針對多模態代理的任務聚焦記憶

摘要

長期記憶對多模態代理至關重要，使其能夠建立連貫經驗、累積世界知識，並實現持續學習。然而，構建有效的記憶不僅涉及記憶模組設計與準確性、忠實度等基本要求；關鍵挑戰在於決定應記憶哪些內容。多模態代理（例如具身代理）持續感知、推理並在真實或虛擬環境中行動，接收無界的多模態觀察串流。面對資訊的組合爆炸，代理必須選擇性地保留與其在環境中角色相關且對未來任務有價值的內容。為彌合這一差距，我們將記憶生成視為可學習的記憶化策略，並提出TaskMem（任務導向記憶化策略學習），這是一個基於強化學習的框架，使策略能動態調整其焦點，以因應環境中遇到的實際任務需求。TaskMem採用兩階段訓練範式：第一階段藉由在基本忠實度要求下優化記憶品質，學習如何記憶；第二階段在部署後進行，代理透過調整其基礎多模態大型語言模型上的適配器來學習應記憶哪些內容，並利用近期環境任務定義獎勵模型，引導記憶化策略聚焦於任務相關內容。為評估我們的方法，我們將VideoMME、EgoLife與EgoTempo重新設計為串流基準，模擬代理處理串流觀察與處理在線到達任務的真實場景。為獨立評估記憶，必須僅依賴代理的記憶回答問題，不存取原始影片。基於Qwen3-VL-30B-A3B，TaskMem在這些基準上的視覺問答準確率分別提升了6.3%、7.0%與5.3%。

English

Long-term memory is essential for multimodal agents to build coherent experience, accumulate world knowledge, and achieve continual learning. However, constructing effective memory goes beyond memory module design and basic requirements such as accuracy and fidelity; the key challenge lies in determining what to memorize. Multimodal agents, such as embodied agents, continuously perceive, reason, and act in real or virtual environments, receiving an unbounded stream of multimodal observations. From this combinatorial explosion of information, an agent must selectively retain content that is relevant to its role in the environment and valuable for future tasks.

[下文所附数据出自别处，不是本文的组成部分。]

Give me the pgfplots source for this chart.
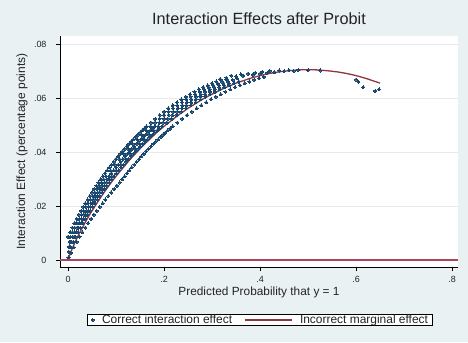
\documentclass[border=0pt]{standalone}
\usepackage{fontspec}
\setmainfont{Liberation Sans}
\usepackage{pgfplots}
\pgfplotsset{compat=1.18}
\definecolor{stnavy}{RGB}{26,71,111}
\definecolor{stmaroon}{RGB}{144,53,59}
\definecolor{stzero}{RGB}{170,70,90}
\definecolor{stbg}{RGB}{234,241,243}
\definecolor{stgrid}{RGB}{228,235,239}
\definecolor{sttext}{RGB}{35,35,38}
\pgfplotsset{
  scatleg/.style={legend image code/.code={\draw[mark repeat=2,mark phase=2,##1] plot coordinates {(0bp,0bp) (4bp,0bp) (8bp,0bp)};}},
  lineleg/.style={legend image code/.code={\draw[##1] (0bp,0bp) -- (47bp,0bp);}},
}
\begin{document}
\begin{tikzpicture}[x=1bp,y=1bp]
\fill[stbg] (0,0) rectangle (468,342);
\useasboundingbox (0,0) rectangle (468,342);
\begin{axis}[
  at={(60bp,75bp)}, anchor=south west,
  scale only axis, width=398bp, height=231bp,
  xmin=-0.01667, xmax=0.8125, ymin=-0.00259, ymax=0.08296,
  axis x line*=bottom, axis y line*=left,
  axis line style={black, line width=0.8pt},
  axis background/.style={fill=white},
  xtick={0,0.2,0.4,0.6,0.8}, xticklabels={0,.2,.4,.6,.8},
  ytick={0,0.02,0.04,0.06,0.08}, yticklabels={0,.02,.04,.06,.08},
  scaled y ticks=false, scaled x ticks=false,
  tick align=outside, major tick length=4bp,
  tick style={black, line width=0.8pt},
  ymajorgrids, grid style={stgrid, line width=0.9pt},
  ticklabel style={font=\fontsize{9}{10}\selectfont, text=sttext},
  xticklabel style={yshift=-2bp},
  yticklabel style={xshift=-6bp},
  title={Interaction Effects after Probit},
  title style={at={(axis description cs:0.5,1.0476)}, anchor=center, font=\fontsize{16.3}{17}\selectfont, text=sttext},
  xlabel={Predicted Probability that y = 1},
  xlabel style={at={(axis description cs:0.5,-0.108)}, anchor=center, font=\fontsize{11.9}{12}\selectfont, text=sttext},
  ylabel={Interaction Effect (percentage points)},
  ylabel style={at={(axis description cs:-0.0955,0.5)}, anchor=center, font=\fontsize{12}{12}\selectfont, text=sttext},
  legend columns=2,
  legend style={at={(axis description cs:0.5025,-0.229)}, anchor=center, draw=black, line width=0.8pt, fill=white,
    font=\fontsize{12}{12}\selectfont, text=sttext, inner xsep=4bp, inner ysep=0bp,
    nodes={inner sep=0.8bp}, column sep=7bp,
    /tikz/every even column/.append style={column sep=11bp}},
]
% Correct interaction effect (scatter)
\addplot[only marks, mark=*, mark size=1.55pt, mark options={stnavy, line width=0pt}, scatleg]
coordinates {
(0.0000,0.0086)(0.0045,0.0103)(0.0091,0.0120)(0.0136,0.0137)(0.0182,0.0152)(0.0227,0.0168)(0.0273,0.0182)(0.0318,0.0197)(0.0364,0.0210)(0.0409,0.0224)(0.0455,0.0237)(0.0500,0.0250)(0.0545,0.0263)(0.0591,0.0275)(0.0636,0.0287)(0.0682,0.0299)(0.0727,0.0310)(0.0773,0.0321)(0.0818,0.0332)(0.0864,0.0343)(0.0909,0.0353)(0.0955,0.0364)(0.1000,0.0374)(0.1045,0.0384)(0.1091,0.0393)(0.1136,0.0403)(0.1182,0.0412)(0.1227,0.0421)(0.1273,0.0430)(0.1318,0.0439)(0.1364,0.0447)(0.1409,0.0456)(0.1455,0.0464)(0.1500,0.0472)(0.1545,0.0480)(0.1591,0.0487)(0.1636,0.0495)(0.1727,0.0509)(0.1818,0.0523)(0.1909,0.0537)(0.2000,0.0549)(0.2091,0.0562)(0.2182,0.0573)(0.2273,0.0584)(0.2364,0.0595)(0.2455,0.0605)(0.2545,0.0614)(0.2636,0.0623)(0.2727,0.0632)(0.2818,0.0640)(0.2909,0.0647)(0.3000,0.0655)(0.3091,0.0661)(0.3182,0.0667)
(0.0047,0.0086)(0.0093,0.0103)(0.0140,0.0120)(0.0186,0.0137)(0.0233,0.0152)(0.0279,0.0168)(0.0326,0.0182)(0.0372,0.0197)(0.0419,0.0210)(0.0465,0.0224)(0.0512,0.0237)(0.0558,0.0250)(0.0605,0.0263)(0.0651,0.0275)(0.0698,0.0287)(0.0744,0.0299)(0.0791,0.0310)(0.0884,0.0332)(0.0977,0.0353)(0.1070,0.0374)(0.1163,0.0393)(0.1256,0.0412)(0.1349,0.0430)(0.1442,0.0447)(0.1535,0.0464)(0.1628,0.0480)(0.1721,0.0495)(0.1814,0.0509)(0.1907,0.0523)(0.2000,0.0537)(0.2093,0.0549)(0.2186,0.0562)(0.2279,0.0573)(0.2372,0.0584)(0.2465,0.0595)(0.2558,0.0605)(0.2651,0.0614)(0.2744,0.0623)(0.2837,0.0632)(0.2930,0.0640)(0.3023,0.0647)(0.3116,0.0655)(0.3209,0.0661)(0.3302,0.0667)
(0.0048,0.0067)(0.0095,0.0086)(0.0143,0.0103)(0.0190,0.0120)(0.0238,0.0137)(0.0286,0.0152)(0.0333,0.0168)(0.0381,0.0182)(0.0429,0.0197)(0.0476,0.0210)(0.0524,0.0224)(0.0571,0.0237)(0.0619,0.0250)(0.0667,0.0263)(0.0714,0.0275)(0.0762,0.0287)(0.0810,0.0299)(0.0857,0.0310)(0.0905,0.0321)(0.0952,0.0332)(0.1000,0.0343)(0.1048,0.0353)(0.1095,0.0364)(0.1143,0.0374)(0.1190,0.0384)(0.1238,0.0393)(0.1286,0.0403)(0.1333,0.0412)(0.1381,0.0421)(0.1429,0.0430)(0.1476,0.0439)(0.1524,0.0447)(0.1571,0.0456)(0.1619,0.0464)(0.1667,0.0472)(0.1714,0.0480)(0.1762,0.0487)(0.1810,0.0495)(0.1905,0.0509)(0.2000,0.0523)(0.2095,0.0537)(0.2190,0.0549)(0.2286,0.0562)(0.2381,0.0573)(0.2476,0.0584)(0.2571,0.0595)(0.2667,0.0605)(0.2762,0.0614)(0.2857,0.0623)(0.2952,0.0632)(0.3048,0.0640)(0.3143,0.0647)(0.3238,0.0655)(0.3333,0.0661)(0.3429,0.0667)(0.3524,0.0673)
(0.0029,0.0047)(0.0078,0.0067)(0.0127,0.0086)(0.0176,0.0103)(0.0224,0.0120)(0.0273,0.0137)(0.0322,0.0152)(0.0371,0.0168)(0.0420,0.0182)(0.0468,0.0197)(0.0517,0.0210)(0.0566,0.0224)(0.0615,0.0237)(0.0663,0.0250)(0.0712,0.0263)(0.0761,0.0275)(0.0810,0.0287)(0.0859,0.0299)(0.0907,0.0310)(0.1005,0.0332)(0.1102,0.0353)(0.1200,0.0374)(0.1298,0.0393)(0.1395,0.0412)(0.1493,0.0430)(0.1590,0.0447)(0.1688,0.0464)(0.1785,0.0480)(0.1883,0.0495)(0.1980,0.0509)(0.2078,0.0523)(0.2176,0.0537)(0.2273,0.0549)(0.2371,0.0562)(0.2468,0.0573)(0.2566,0.0584)(0.2663,0.0595)(0.2761,0.0605)(0.2859,0.0614)(0.2956,0.0623)(0.3054,0.0632)(0.3151,0.0640)(0.3249,0.0647)(0.3346,0.0655)
(0.006,0.0047)(0.011,0.0067)(0.016,0.0086)(0.021,0.0103)(0.026,0.0120)(0.031,0.0137)(0.036,0.0152)(0.041,0.0168)(0.046,0.0182)(0.051,0.0197)(0.056,0.0210)(0.061,0.0224)(0.066,0.0237)(0.071,0.0250)(0.076,0.0263)(0.081,0.0275)(0.086,0.0287)(0.091,0.0299)(0.096,0.0310)(0.101,0.0321)(0.106,0.0332)(0.111,0.0343)(0.116,0.0353)(0.121,0.0364)(0.126,0.0374)(0.131,0.0384)(0.136,0.0393)(0.141,0.0403)(0.146,0.0412)(0.151,0.0421)(0.156,0.0430)(0.161,0.0439)(0.166,0.0447)(0.171,0.0456)(0.176,0.0464)(0.181,0.0472)(0.186,0.0480)(0.191,0.0487)(0.196,0.0495)(0.206,0.0509)(0.216,0.0523)(0.226,0.0537)(0.236,0.0549)(0.246,0.0562)(0.256,0.0573)(0.266,0.0584)(0.276,0.0595)(0.286,0.0605)(0.296,0.0614)(0.306,0.0623)(0.316,0.0632)(0.326,0.0640)(0.336,0.0647)(0.346,0.0655)(0.356,0.0661)
(0.006,0.0026)(0.012,0.0047)(0.018,0.0067)(0.024,0.0086)(0.030,0.0103)(0.036,0.0120)(0.042,0.0137)(0.048,0.0152)(0.054,0.0168)(0.060,0.0182)(0.066,0.0197)(0.072,0.0210)(0.078,0.0224)(0.084,0.0237)(0.090,0.0250)(0.096,0.0263)(0.102,0.0275)(0.108,0.0287)(0.113,0.0299)(0.118,0.0310)(0.123,0.0321)(0.128,0.0332)(0.133,0.0343)(0.138,0.0353)(0.143,0.0364)(0.148,0.0374)(0.153,0.0384)(0.158,0.0393)(0.163,0.0403)(0.168,0.0412)(0.173,0.0421)(0.178,0.0430)(0.183,0.0439)(0.188,0.0447)(0.193,0.0456)(0.198,0.0464)(0.203,0.0472)(0.208,0.0480)(0.213,0.0487)(0.218,0.0495)(0.228,0.0509)(0.238,0.0523)(0.248,0.0537)(0.258,0.0549)(0.268,0.0562)(0.278,0.0573)(0.288,0.0584)(0.298,0.0595)(0.308,0.0605)(0.318,0.0614)(0.328,0.0623)(0.338,0.0632)(0.348,0.0640)(0.358,0.0647)(0.368,0.0655)(0.378,0.0661)(0.388,0.0667)(0.398,0.0673)(0.408,0.0678)
(0.001,0.0010)(0.002,0.0030)(0.003,0.0050)(0.004,0.0068)
(0.317,0.0670)(0.330,0.0675)(0.340,0.0683)(0.350,0.0680)(0.360,0.0688)(0.365,0.0682)(0.375,0.0690)(0.385,0.0686)(0.390,0.0693)(0.400,0.0690)(0.405,0.0697)(0.415,0.0693)(0.420,0.0700)(0.430,0.0696)(0.440,0.0702)(0.450,0.0699)(0.460,0.0703)(0.470,0.0700)(0.480,0.0704)(0.500,0.0703)(0.525,0.0702)(0.600,0.0668)(0.605,0.0660)(0.615,0.0640)(0.640,0.0626)(0.648,0.0632)
};
\addlegendentry{Correct interaction effect}
% Incorrect marginal effect (line)
\addplot[stmaroon, line width=1.3bp, mark=none, lineleg]
coordinates {
(0.001,0.0006)(0.005,0.0026)(0.01,0.0047)(0.015,0.0067)(0.02,0.0086)(0.025,0.0103)(0.03,0.0120)(0.035,0.0137)(0.04,0.0152)(0.045,0.0168)(0.05,0.0182)(0.06,0.0210)(0.07,0.0237)(0.08,0.0263)(0.09,0.0287)(0.10,0.0310)(0.11,0.0332)(0.12,0.0353)(0.13,0.0374)(0.14,0.0393)(0.15,0.0412)(0.16,0.0430)(0.17,0.0447)(0.18,0.0464)(0.19,0.0480)(0.20,0.0495)(0.21,0.0509)(0.22,0.0523)(0.23,0.0537)(0.24,0.0549)(0.25,0.0562)(0.26,0.0573)(0.27,0.0584)(0.28,0.0595)(0.29,0.0605)(0.30,0.0614)(0.31,0.0623)(0.32,0.0632)(0.33,0.0640)(0.34,0.0647)(0.35,0.0655)(0.36,0.0661)(0.37,0.0667)(0.38,0.0673)(0.39,0.0678)(0.40,0.0683)(0.42,0.0691)(0.44,0.0697)(0.46,0.0701)(0.48,0.0704)(0.50,0.0705)(0.52,0.0704)(0.54,0.0701)(0.56,0.0697)(0.58,0.0691)(0.60,0.0683)(0.62,0.0673)(0.64,0.0661)(0.65,0.0655)
};
\addlegendentry{Incorrect marginal effect}
% zero reference line
\addplot[stzero, line width=1.1bp, forget plot] coordinates {(-0.01667,0) (0.8125,0)};
\end{axis}
\end{tikzpicture}
\end{document}
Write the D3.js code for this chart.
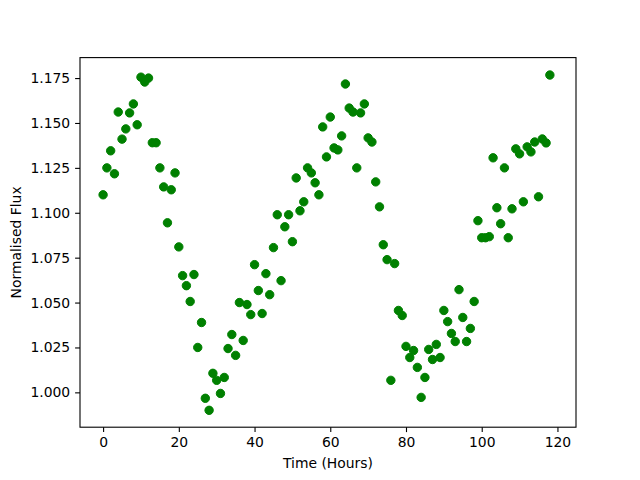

To bridge this gap, we frame memory generation as a learnable memorization policy and introduce TaskMem (Task-focused Memorization Policy Learning), a reinforcement-learning-based framework that enables the policy to dynamically adjust its focus to the demands of real tasks encountered in the environment. TaskMem adopts a two-phase training paradigm: Phase One learns how to memorize by optimizing memory quality under fundamental fidelity requirements; Phase Two occurs after deployment, where the agent learns what to memorize by tuning an adapter on its base MLLM, using recent environment tasks to define a reward model that guides the memorization policy toward task-relevant content. To evaluate our approach, we reformulate VideoMME, EgoLife, and EgoTempo into streaming benchmarks that simulate a realistic setting in which an agent processes streaming observations and handles tasks arriving online. To isolate memory assessment, the questions must be answered using only the agent's memory, without access to raw video. Built on Qwen3-VL-30B-A3B, TaskMem improves VQA accuracy by 6.3%, 7.0%, and 5.3% on these benchmarks, respectively.